Purity and Worldview in the Epistle of James
Pages
221 pages
Publisher
T&T Clark
Published
5/20/2008
ISBN-13
9780567033116
Reviews
Darian Lockett’s study discusses the role of purity language in the Epistle of James and traces the connection between that language and the highly visible theme of perfection in that epistle. The presence of such a connection makes purity language a controlling idiom in the epistle’s rhetoric. The book consists of six chapters: (1) an introduction to purity language in James; (2) an overview of theories about purity laws in Jewish texts; (3) an outline of the proposed approach to the text; (4) a close reading of all the occurrences of purity language in James; (5) a synthesis of James’s discussion of purity and how it relates to the letter’s “cultural stance”; and (6) a concluding summary.
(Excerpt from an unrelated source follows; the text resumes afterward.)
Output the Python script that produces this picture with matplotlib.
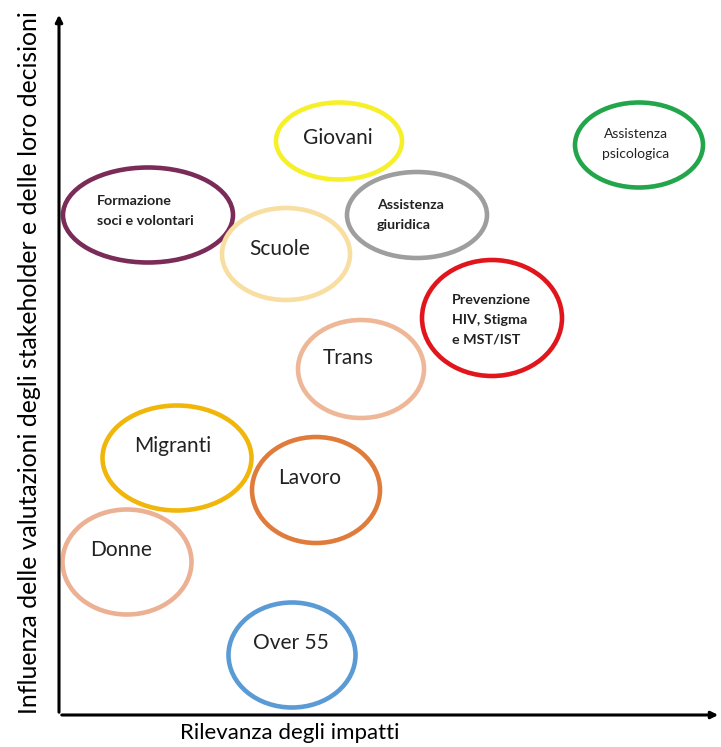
import matplotlib
matplotlib.use("Agg")
from matplotlib import pyplot as plt
from matplotlib.patches import Ellipse

# stakeholder / topic bubbles (x = rilevanza, y = influenza), units from axis origin
labels = ["Giovani", "Assistenza\npsicologica", "Formazione\nsoci e volontari",
          "Assistenza\ngiuridica", "Scuole", "Prevenzione\nHIV, Stigma\ne MST/IST",
          "Trans", "Migranti", "Lavoro", "Donne", "Over 55"]
x_vals = [280, 580, 89, 358, 227, 433, 302, 118, 257, 68, 233]
y_vals = [574, 570, 500, 500, 461, 397, 346, 257, 225, 153, 60]
widths = [126, 128, 170, 140, 128, 140, 126, 149, 128, 129, 127]
heights = [77, 85, 95, 86, 92, 116, 98, 105, 106, 105, 105]
colors = ["#f6f02a", "#23a64b", "#7b2b57", "#9e9e9e", "#f8dea0", "#e1161c",
          "#eeb797", "#f1b60a", "#e07c3b", "#ecb093", "#5b9bd5"]
bold = [False, False, True, True, False, True, False, False, False, False, False]
# label offsets / alignment
text_dx = [-1, -3, -51, -40, -6, -40, -13, -4, -6, -6, -1]
text_dy = [3, 1, 4, 0, 5, -2, 11, 12, 12, 12, 12]
text_ha = ["center", "center", "left", "left", "center", "left",
           "center", "center", "center", "center", "center"]
font_sz = [15, 10, 10.3, 10.3, 15, 10.3, 15, 15, 15, 15, 15]

fig = plt.figure(figsize=(7.21, 7.47), dpi=100)
ax = fig.add_axes([0, 0, 1, 1])
ax.set_xlim(-59, 662)
ax.set_ylim(-32, 715)
ax.axis("off")

for i in range(len(labels)):
    e = Ellipse((x_vals[i], y_vals[i]), widths[i], heights[i], fill=False,
                edgecolor=colors[i], lw=3.3)
    ax.add_patch(e)
    ax.text(x_vals[i] + text_dx[i], y_vals[i] + text_dy[i], labels[i],
            ha=text_ha[i], va="center", fontsize=font_sz[i], family="Lato",
            fontweight="bold" if bold[i] else "normal", color="#222222",
            linespacing=1.75)

# axes with arrows
ax.annotate("", xy=(0, 703), xytext=(0, 0),
            arrowprops=dict(arrowstyle="-|>", lw=2.2, color="black", mutation_scale=10))
ax.annotate("", xy=(662, 0), xytext=(0, 0),
            arrowprops=dict(arrowstyle="-|>", lw=2.2, color="black", mutation_scale=10))

ax.text(-29, 352, "Influenza delle valutazioni degli stakeholder e delle loro decisioni",
        rotation=90, ha="center", va="center", fontsize=17.8, family="Lato", color="black")
ax.text(231, -18, "Rilevanza degli impatti", ha="center", va="center",
        fontsize=16, family="Lato", color="black")

fig.savefig("out.png", dpi=100)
It contains an index of passages cited and an index of modern authors. Lockett’s study rides on the confluence of two swelling tides: the study of the idea of purity; and the study of James in literary perspective. The merits of the book, however, far exceed its ability to capitalize on these trends in scholarship. Lockett does not allow the current state of research to determine all his options or to push him into a predetermined set of interests. (If anything, there is too little use of older [esp. pre-Neusner] research. Perhaps Lockett ignored older scholarship because of its inattention to those aspects of purity that interest him, but he does not say this.